While climate models have become very accurate under strong emissions scenarios, Fox-Kemper explained that there is less certainty about how ZEC will impact future scenarios. “If we intend to stay under a particular temperature threshold, such as the Paris Agreement’s 2°C, these changing ZEC trends will affect how much carbon dioxide we can emit and still meet our threshold goal,” he noted. 

Temperature changes expected to continue 

Global temperatures are regulated by myriad natural processes in the ocean, land, and atmosphere. CO₂ emissions have influenced many of these processes and triggered long-term changes that could continue for centuries after net-zero is achieved. 

“We know that global warming will slow – but not cease – after zero emissions, but we don’t know whether temperatures will continue to rise (albeit more slowly), remain stable for a long time, or begin to slowly decline,” said Fox-Kemper.  

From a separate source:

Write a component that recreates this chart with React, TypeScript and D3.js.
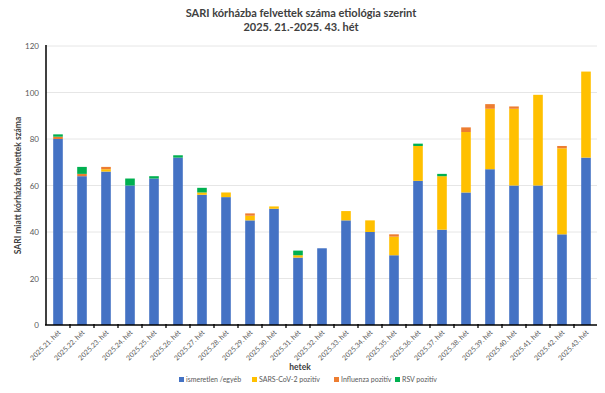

“As we have observed in the Arctic Ocean, and recently in the Antarctic, a thin layer of floating ice helps reduce global temperatures by reflecting the sun’s energy back into space,” Martin Sieger, professor at the University of Exeter and a co-author of the article, said in a press release. “However, once this ice melts, this reflection is replaced by absorption of solar energy, which drives temperatures even higher.” 

Such phenomena will persist in the wake of net zero, driving temperatures higher even in a CO₂ -neutral world. Subsequent warming would worsen major climate risks across the world, added Siegert, particularly in the most vulnerable regions.

Accurate climate models needed to reduce future risks

“I hope this article highlights the important research gaps in our current understanding of ZEC,” said Fox-Kemper, “and I’m especially hopeful that it will motivate key climate scientists to continue to improve and refine climate models.” 

Acknowledging that such models have been critical tools in establishing how human activities affect the world’s climate, Fox-Kemper added, “Now that climate change is really underway, we need these models to be far more accurate, refined, and reliable.” 

To that end, the Frontiers in Science article urges climate experts to develop a host of scientific tools that will enable scientists to comprehensively study and understand the level of global temperature increases we can expect, even after net-zero emissions are achieved. Further research and climate modeling is essential to reduce the risks and dangers of catastrophic climate crises.

Fox-Kemper warned, “As we transition off fossil fuels and prepare for ZEC, there will be continued global warming. As such, we need these climate models to become planning tools as we adapt for these transitions.”